“Power tends to corrupt, and absolute power corrupts absolutely.” Lord Acton

While the courts have been willing to distort environmental laws to limit the use of federal land and water projects in the West, they have not been willing even to apply those laws in order to limit destructive mixed-stock salmon harvest practices. The failure of the judicial branch to redress violations of law in the harvest context is perhaps the greatest human failure in salmon recovery. If the same laws that restricted logging in the Pacific Northwest had been applied to salmon fishing, there would be a lot more salmon running in the rivers of the Pacific Northwest.

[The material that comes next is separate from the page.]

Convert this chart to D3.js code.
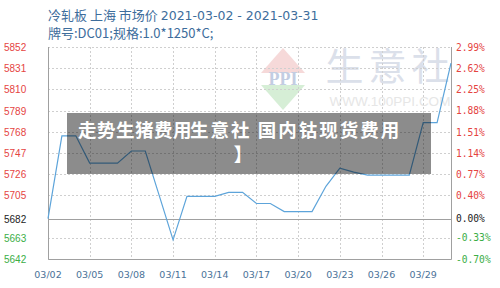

By the time the federal, state, and tribal fishery managers had gotten through the cases discussed in this chapter, their lawyers were advising them—and telling me privately—that there was nothing they couldn’t do, at least as long as we were the only people complaining about it.

Impacts of Continuing Commercial Harvest of Endangered Columbia Basin Salmon

Large numbers of endangered Snake River fall chinook are caught in a large number of commercial fisheries protected and supported by federal, state and tribal fishery managers. Even among those managers, however, there seems to be a consensus that harvest rates on endangered Snake River fall chinook salmon are too high. Independent scientists have prepared papers demonstrating that harvest rates on endangered Snake River fall chinook are significantly understated because they are based on questionable assumptions.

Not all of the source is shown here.